Heel herkenbaar dit vooral 3 jaar terug toen ik er heel erg in zat. Het is allemaal heel tegenstrijdig in je hoofd. Je denkt ..nee nu wil ik echt niet meer afvallen...maar als dat toch gebeurd schrik je wel een beetje maar het geeft ook wel weer een fijn gevoel en eigenlijk wil je dan helemaal niet meer dat het erbij komt. Zo wordt het steeds lager totdat je ECHT doodziek wordt. Mij heeft een opname heel erg geholpen, ik kon mezelf gewoon niet vertrouwen. Wil jij echt niet meer hulp? 
Die weegschaal zal wel heel belangrijk zijn..maarrr het maakt de strijd alleenmaar moeilijker toch? je wilt natuurlijk zien en controleren of je afgevallen bent...maar je wilt toch eigenlijk niet meer afvallen? Kun je niet proberen beter te eten zonder elke keer op de weegschaal te staan? zo kom je misschien minder in de verleiding om toch niet meer te gaan eten omdat je simpelweg gewoon niet weet hoeveel je die dag weegt...echt die getallen hebben zoveel invloed. 
Je mag me altijd persoonlijk mailen hoor.
suc6

----------


## cleintje

Ik zit bij een dieetiste, waarvan ik 6 keer per dag hele kleine maaltijden moet eten.
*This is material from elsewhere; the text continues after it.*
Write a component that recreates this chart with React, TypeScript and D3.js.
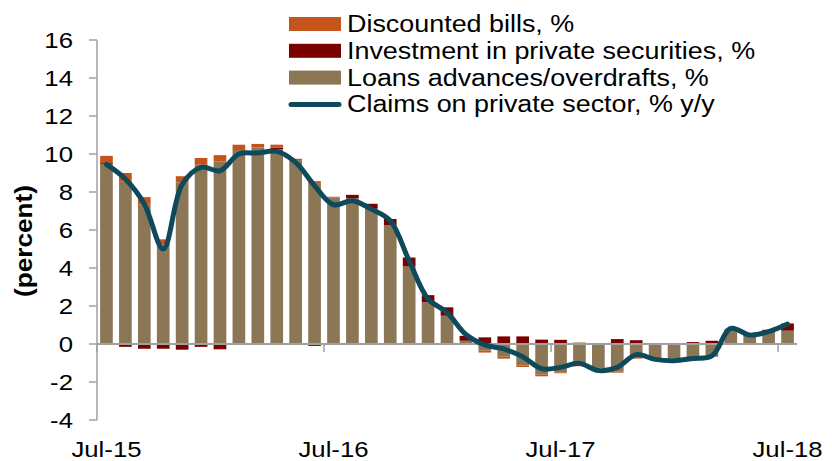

Niet dat ik super weinig at want ik laxeerde altijd heel veel. Mensen die dat niet doen zullen zich ook kapot schrikken van de hoeveelheden die ik nu nog slikken. En weet inmiddels hoe erg ik mijn lichaam hiermee kapot maak. Ik wil wel nog meer hulp, maar die is er nog niet. Ik heb wel een casemanger die er mee aan de slag is want ik zit eigenlijk al intern op een begeleide woonvorm van een ggz voorziening. Maar het teameetstoornissen neemt maar geen contact op en mijn casemanger krijgt tot haar woede en frustratie maar geen contact met die mensen. Tja hoelang wil je nog wachten denk je dan he, wat zijn dat nu voor hulpverleners. Maar ja ik ben wel sinds ik een paar dagen in het ziekenhuis heb gelegen door vooral uitdroging en slecht funcionereerende organen wel op eigen hioutje die pillen gaan afbouwen. Ik heb van de week voor het eerste een terugval gehad. Niet zo gek als je weet hoeveel spanning ik nu heb omdat ik psychische problemen heb en een hele nare situaties met mijn familie nu. Daardoor was ik juist te veel gaan eten en was aagekomen en moest naar de dieetiste. Dat kon ik echt niet aan en ben toen veel meer pillen gaan slikken. Nou dan heb ik wel gemerkt ik moest die nacht overgeven en heb er al dagen last van nu ik ze weer aan het afbouwen ben. Ik ben er helemaal voor om het af te bouwen. En wil er wel ook echt vanaf weet alleen niet wat dat lichamelijk met mij zal gaan doen. Ben bang dadelijk een stoma te moeten of zo. Of allemaal onderzoeken of zo  :Frown:  Maar door al dat overgeven viel ik dus wel weer af. Maar ik heb mezelf er toe gezet om gisteren toch iets meer dan afgesproken te eten. Ik mocht niet te veel eten omdat mijn lichaam dat nog niet aan kon en daarom gaf ik eerst heel erg veel over. Toen ik uit het ziekenhuis kwam wilde ik meteen stoppen met die pillen nou ja wel afbouwen en meteen normaal eten zoals iedereen. Dat kon mijn lichaam dus echt niet aan. Ik ben nu wel 2 ons aangekomen ik vind het niet fijn maar weet dat het beter voor me is.

----------


## Luuss0404

Hallo cleintje,

Ik vind het knap van je dat je inziet dat het niet goed voor je lichaam is en dat je hulp vraagt! Ik hoop dat je binnenkort ook die (extra) hulp krijgt!
Een meisje waarmee ik op stijldansen zat is ooit opgenomen voor anorexia met gevaarlijk ondergewicht, maar helaas voor haar heeft dat niet mogen baten en zit ze nog steeds in dezelfde cyclus. Ze geeft en gaf altijd aan dat ze meiden die 'normaal' of overgewicht hebben mooi(er) vind en ook zo zou willen zijn, maar zij kan de kracht niet vinden om haar levensstijl om te gooien, zelfs niet nu ze moeder is geworden. Ik hoop dat jij wel die kracht kan vinden en de benodigde hulp krijgt! Succes!

Groetjes Lucia

----------


## regine41

tijdens mijn zwangerschap van mijn vijfde kind had ik anorexia ik heb 5maanden in ziekenhuis gelegen in duitsland ik woog 38 kg en 4 maanden zwanger; tijdens die maanden was er een stuk placenta los gekomen na 8 maanden zwangerschap woog ik 42 kg en mijn dochter is gezond geboren nu na 17 jaar is mijn anorexia genezen.ik moet zeggen dat dit een harde strijd was Dankzij ziekenhuis therapeut en huisdokter en natuurlijk ikzelf.Ook mijn kinderen hebben de moed gegeven en mijn man

----------